A reality TV show to choose Britain's representative at a contemporary art biennale may sound wildly inappropriate, naff even. But it shouldn't. This sort of beauty contest, such as How Do You Solve a Problem Like Maria (won by Connie Fisher), has worked well for West End musicals, where it has undoubtedly increased interest in and the public profile of individual shows and performers. It can do the same for contemporary art. More importantly, it would increase, and increase drastically, the public's engagement with contemporary art, and position it as a prime-time art-form, if you like, that was as accessible as a musical or a film or a pop song, much as the Maestro series on TV brought a new audience to classical music.

We shouldn't be afraid of extending the selection process for the Biennale and making the artist the people's choice. The nation's contemporary art is not the sole property of the British Council or of any small group of self-appointed taste-makers. How interesting it might be to learn what a wider public deem to be the brightest stars of today's conceptualism, painting, photography, sculpture and video. Immerse TV viewers in several weeks of programmes to see the best contemporary artists around and have them vote for a winner. They might just go to Venice to see the work. At the very least, prime- time television would embrace contemporary art.

Don't take theatre programmes as read

Thank-you to the many readers who have emailed me agreeing with my frustration over programmes in theatres, which simply give lists of plays next to actors' names rather than any sort of meaningful biography – or even which parts they played in those productions. Many of you share my frustration, it seems. But one reader, John McCormack, goes further, pointing out another annoying factor about theatre programmes. He makes the point that programmes for theatres owned by the same group simply print the same articles in all their programmes. So, even if you've read them already at one show, you will just have to lump it and read them again at the next. Mr McCormack saw The Book of Mormon and Quartermaine's Terms in the West End and found that no fewer than seven articles had been duplicated. Mr McCormack says: "I enjoy reading the programmes on the return train journey back to Sussex after a show, and it is very annoying to find that you have already read every single article!" Expensive too.

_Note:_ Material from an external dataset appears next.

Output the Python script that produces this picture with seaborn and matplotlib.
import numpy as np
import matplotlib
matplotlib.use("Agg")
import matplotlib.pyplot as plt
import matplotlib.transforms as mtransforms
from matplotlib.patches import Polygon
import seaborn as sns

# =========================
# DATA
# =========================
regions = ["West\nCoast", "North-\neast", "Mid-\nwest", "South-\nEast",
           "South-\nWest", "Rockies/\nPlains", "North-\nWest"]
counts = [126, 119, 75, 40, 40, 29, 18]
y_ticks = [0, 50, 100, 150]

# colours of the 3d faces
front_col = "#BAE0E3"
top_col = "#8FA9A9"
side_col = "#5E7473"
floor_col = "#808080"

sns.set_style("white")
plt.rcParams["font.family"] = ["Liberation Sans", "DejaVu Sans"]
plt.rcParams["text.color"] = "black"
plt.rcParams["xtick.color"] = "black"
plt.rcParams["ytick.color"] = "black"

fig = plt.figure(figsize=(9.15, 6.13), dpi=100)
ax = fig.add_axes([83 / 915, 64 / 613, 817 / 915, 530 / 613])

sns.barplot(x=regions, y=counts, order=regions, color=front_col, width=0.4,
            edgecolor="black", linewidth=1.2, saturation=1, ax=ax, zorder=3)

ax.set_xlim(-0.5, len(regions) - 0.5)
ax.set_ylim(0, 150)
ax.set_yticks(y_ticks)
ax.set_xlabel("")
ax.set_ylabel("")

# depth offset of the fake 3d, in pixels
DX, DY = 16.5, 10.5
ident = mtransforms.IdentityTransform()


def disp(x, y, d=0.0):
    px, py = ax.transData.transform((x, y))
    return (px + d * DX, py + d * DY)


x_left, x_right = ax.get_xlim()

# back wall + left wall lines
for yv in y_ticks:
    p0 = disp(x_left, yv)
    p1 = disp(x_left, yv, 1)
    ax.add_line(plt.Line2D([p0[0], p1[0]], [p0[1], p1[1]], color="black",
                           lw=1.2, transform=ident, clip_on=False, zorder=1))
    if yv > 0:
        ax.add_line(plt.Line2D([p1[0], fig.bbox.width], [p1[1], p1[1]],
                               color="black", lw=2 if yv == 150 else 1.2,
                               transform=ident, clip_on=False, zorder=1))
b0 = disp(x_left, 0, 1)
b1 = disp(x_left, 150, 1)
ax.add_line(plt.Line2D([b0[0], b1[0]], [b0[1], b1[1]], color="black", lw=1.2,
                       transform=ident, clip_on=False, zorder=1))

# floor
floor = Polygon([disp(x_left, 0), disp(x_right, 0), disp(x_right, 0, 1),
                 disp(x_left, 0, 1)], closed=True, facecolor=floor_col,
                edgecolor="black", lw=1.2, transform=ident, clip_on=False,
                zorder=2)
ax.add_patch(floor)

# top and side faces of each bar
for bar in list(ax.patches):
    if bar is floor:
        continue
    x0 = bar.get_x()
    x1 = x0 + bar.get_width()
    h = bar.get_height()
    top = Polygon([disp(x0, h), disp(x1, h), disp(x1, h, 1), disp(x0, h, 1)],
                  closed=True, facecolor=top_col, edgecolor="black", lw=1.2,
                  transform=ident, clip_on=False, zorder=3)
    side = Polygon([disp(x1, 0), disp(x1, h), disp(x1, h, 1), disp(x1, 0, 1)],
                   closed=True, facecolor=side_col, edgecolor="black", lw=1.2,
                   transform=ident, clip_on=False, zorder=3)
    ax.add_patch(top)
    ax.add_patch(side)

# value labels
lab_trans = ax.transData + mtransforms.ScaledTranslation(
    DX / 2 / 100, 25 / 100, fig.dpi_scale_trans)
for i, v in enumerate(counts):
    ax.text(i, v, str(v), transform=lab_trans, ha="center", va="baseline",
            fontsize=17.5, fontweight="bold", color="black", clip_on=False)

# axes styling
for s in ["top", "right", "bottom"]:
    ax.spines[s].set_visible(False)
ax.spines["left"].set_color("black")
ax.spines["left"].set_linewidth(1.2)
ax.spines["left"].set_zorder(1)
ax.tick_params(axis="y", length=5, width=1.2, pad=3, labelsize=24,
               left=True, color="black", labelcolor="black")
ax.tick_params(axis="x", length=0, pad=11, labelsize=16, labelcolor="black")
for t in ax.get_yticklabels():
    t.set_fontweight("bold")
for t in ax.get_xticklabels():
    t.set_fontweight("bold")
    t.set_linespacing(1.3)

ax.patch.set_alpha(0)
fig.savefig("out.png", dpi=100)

DiCaprio and problems with the water in Venice

Back to the Venice Biennale. I did visit last week and had one rather strange encounter. Walking around Venice. I happened upon an excellent exhibition of Russian artists being held on a student campus in the city. In the courtyard I saw the artist Alexander Ponomarev on a ladder mending his delicately balanced water installation, which had apparently come to grief the night before. "It was madness here last night," he told me. "There was a party, everyone was drinking, it was mad, they all went wild, Leonardo DiCaprio was here." I did not understand these non-sequiturs, and can only assume they must be a new form of art-speak.